Google Glass Applications:

  • Google Search: Uses the voice interface for Google. Works well for simple searches using recognizable words. In my initial use it seems rely extremely heavily on Wikipedia parsing. If your search term matches a Wikipedia entry it will show you the main picture and read the first sentence or two of the description. Search can also listen to the music around you and identify it (same thing as Shazam and that family of applications).
  • Take a picture / Record a video: This is the primary purpose right now for Google Glass. With the exception that most people can’t hold their head as steady as a camera, the experience of hands-free video recording is quite nice. Video bloggers will enjoy the experience.

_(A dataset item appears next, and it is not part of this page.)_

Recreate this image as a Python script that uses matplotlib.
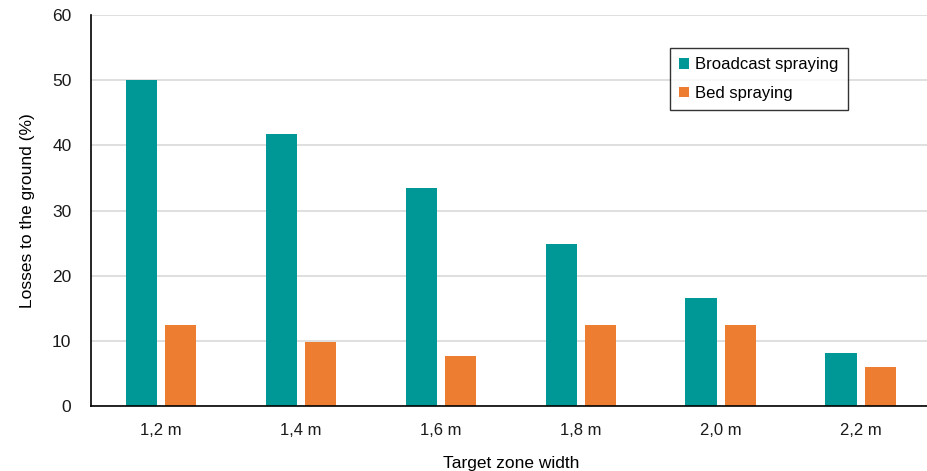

  • Get directions: This would be cool if it was available. I assume at the moment that it either isn’t implemented or it requires a connection to an Android or iPhone which I do not have.
  • Message/Video Call: Another neat feature, integration with Google Hangouts. Video Call seems like it would be neat if you call someone who has a webcam, but two Google Glass users would be kinda strange just talking while watching what the other person is seeing. The instant messaging feature is voice activated so it’s limited by the VR quality.
  • Call: When paired with a phone you can use the microphone and bone-induction speaker as a Bluetooth headset. This functions with a Windows Phone but probably has more functionality with an Android/iPhone.
  • Google Play: An application downloadable from Glassware, the Glass app store. If you use Google Play to store your music you can stream it.
  • Google Compass: Shows your current direction. Works well outdoors but struggles indoors. At least it tells you when there’s interference.